Toda misión requiere un plan, y Gessen incluso llega a sugerir que en el círculo de Yeltsin solo sirvieron de peones. Las bombas que sacudieron a Moscú entre el nombramiento de Putin como primer ministro en agosto 2019 y su ascenso a la presidencia podrían haber sido parte del plan para crear la necesidad de un “líder duro”. Politkovskaya, quien fue asesinada en las calles de Moscú en 2016, no se sorprendía ante la idea de que los atentados terroristas que dieron pie a la devastadora segunda guerra en Chechenia (1999-2009) hayan sido también obra de la FSB. “Los destruiremos”, dijo un frío y severo Putin, refiriéndose a los separatistas chechenos a los que se atribuyeron los atentados.

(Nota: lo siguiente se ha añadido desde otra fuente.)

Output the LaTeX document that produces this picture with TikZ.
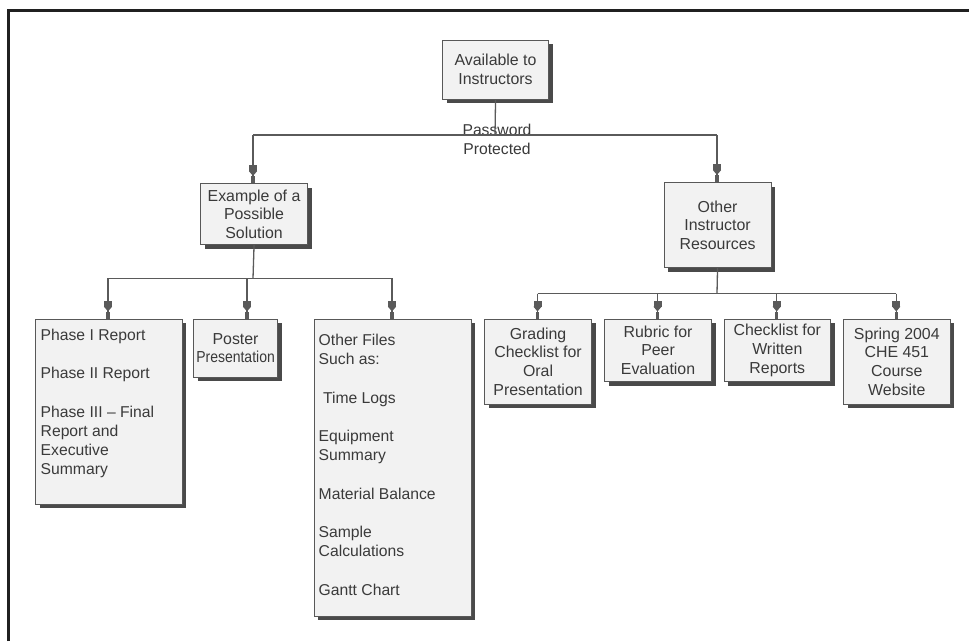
\documentclass[tikz,border=0pt]{standalone}
\usepackage{fontspec}
\setmainfont{Liberation Sans}
\usetikzlibrary{shadows,arrows.meta}
\definecolor{txtc}{HTML}{3A3A3A}
\definecolor{boxfill}{HTML}{F2F2F2}
\definecolor{boxline}{HTML}{585858}
\definecolor{shadowc}{HTML}{4A4A4A}
\definecolor{linec}{HTML}{5A5A5A}
\definecolor{framec}{HTML}{202020}
\tikzset{
  box/.style={draw=boxline, fill=boxfill, line width=1.1pt, inner sep=0pt,
    anchor=north west, text=txtc, align=center,
    font=\fontsize{15.9}{18.6}\selectfont,
    drop shadow={shadow xshift=4pt, shadow yshift=-4pt, fill=shadowc, opacity=1}},
  lefttext/.style={inner sep=0pt, anchor=north west, text=txtc, align=left,
    font=\fontsize{15.7}{19.2}\selectfont},
  conn/.style={draw=linec, line width=1.3pt},
  arr/.style={conn, -{Rectangle[width=8pt,length=6pt,sep=0pt]Triangle[width=8pt,length=5pt,sep=0pt]Rectangle[width=3.5pt,length=7pt,sep=0pt]}, fill=linec}
}
\begin{document}
\begin{tikzpicture}[x=1pt,y=-1pt]
\useasboundingbox (0,0) rectangle (969,641);
\fill[white] (0,0) rectangle (969,641);
% frame
\draw[line width=3pt, framec] (8.5,641) -- (8.5,10.5) -- (969,10.5);

% boxes
\node[box, minimum width=106pt, minimum height=59pt] (top) at (442,39.5) {Available to\\Instructors};
\node[box, minimum width=107pt, minimum height=61pt] (ex) at (200,183) {Example of a\\Possible\\Solution};
\node[box, minimum width=107pt, minimum height=85pt] (oir) at (663.5,182) {Other\\Instructor\\Resources};
\node[box, minimum width=146.5pt, minimum height=185pt] (phase) at (35,318.5) {};
\node[box, minimum width=84pt, minimum height=58pt] (poster) at (193,318.5) {Poster\\\scalebox{0.88}[1]{Presentation}};
\node[box, minimum width=157pt, minimum height=297pt] (files) at (313.5,318.5) {};
\node[box, minimum width=107pt, minimum height=85pt] (grading) at (484,318.5) {Grading\\Checklist for\\Oral\\Presentation};
\node[box, minimum width=107pt, minimum height=62.5pt] (rubric) at (604,318.5) {Rubric for\\Peer\\Evaluation};
\node[box, minimum width=106.5pt, minimum height=62.5pt] (check) at (723.5,318.5) {Checklist for\\Written\\Reports};
\node[box, minimum width=106.5pt, minimum height=85pt] (spring) at (843,318.5) {Spring 2004\\CHE 451\\Course\\Website};

% left-aligned texts
\node[lefttext] (phaset) at (40.5,329) {Phase I Report\\[19.2pt]Phase II Report\\[19.2pt]Phase III -- Final\\Report and\\Executive\\Summary};
\node[lefttext] (filest) at (318.5,334) {Other Files\\Such as:\\[19.2pt]\ Time Logs\\[19.2pt]Equipment\\Summary\\[19.2pt]Material Balance\\[19.2pt]Sample\\Calculations\\[19.2pt]Gantt Chart};

% password label
\node[inner sep=0pt, text=txtc, align=center, font=\fontsize{15.7}{19}\selectfont] (pw) at (497,139.5) {Password\\Protected};

% connectors level 1
\coordinate (j1) at (495,135);
\coordinate (l1) at (253,135);
\coordinate (r1) at (717,135);
\draw[conn] (top.south) -- (j1);
\draw[conn] (l1) -- (r1);
\draw[arr] (l1) -- (l1 |- ex.north);
\draw[arr] (r1) -- (r1 |- oir.north);

% connectors under Example
\coordinate (j2) at (253,278.3);
\coordinate (a1) at (108,278.3);
\coordinate (a2) at (247,278.3);
\coordinate (a3) at (392,278.3);
\draw[conn] (ex.south) -- (j2);
\draw[conn] (a1) -- (a3);
\draw[arr] (a1) -- (a1 |- phase.north);
\draw[arr] (a2) -- (a2 |- poster.north);
\draw[arr] (a3) -- (a3 |- files.north);

% connectors under Other Instructor Resources
\coordinate (j3) at (717,293.5);
\coordinate (b1) at (537.5,293.5);
\coordinate (b2) at (657.5,293.5);
\coordinate (b3) at (776.7,293.5);
\coordinate (b4) at (896.3,293.5);
\draw[conn] (oir.south) -- (j3);
\draw[conn] (b1) -- (b4);
\draw[arr] (b1) -- (b1 |- grading.north);
\draw[arr] (b2) -- (b2 |- rubric.north);
\draw[arr] (b3) -- (b3 |- check.north);
\draw[arr] (b4) -- (b4 |- spring.north);
\end{tikzpicture}
\end{document}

Myers, sin embargo, cree que Putin cuando llegó al poder se planteó recuperar el rol de Rusia de potencia mundial, pero dentro del escenario internacional. De ahí su colaboración con Bush, tras los atentados del 9/11 y en Afganistán. Pero esto habría cambiado cuando en junio 2002, EEUU sorprendió con la decisión de salirse del Tratado Anti-Misiles firmado 30 años antes con la URSS. Putin habría dado un giro a sus planes, molesto por la hegemonía que ejercía Washington.
Para los autores de las biografías aquí citadas, todo lo que siguió después se alinea con la descripción del modus operandi de la KGB: generar caos para que luego las fuerzas oficiales sean casi reclamadas para acudir en ayuda, ya sea en Chechenia como en Georgia, Moldova, Crimea y ahora en Donetsk y Lugansk.
Es en el exagente secreto, en el Putin rápido para la pelea y los puños en los patios de la escuela, en el nostálgico de los valores del pasado y de los actos heroicos, en quien Occidente debe encontrar la respuesta sobre los planes del Presidente ruso.
En una de líneas finales Politkovskaya condena tanto el conformismo de la gente en Rusia, que “dejó pasar” el creciente autoritarismo de Putin, como la falta de reacción de Occidente a lo que califica como actos terroristas del régimen del presidente ruso.
Un Presidente que, después de todo, como dijo en su momento Berezovsky a Gessen, “es un hombre de la KGB”.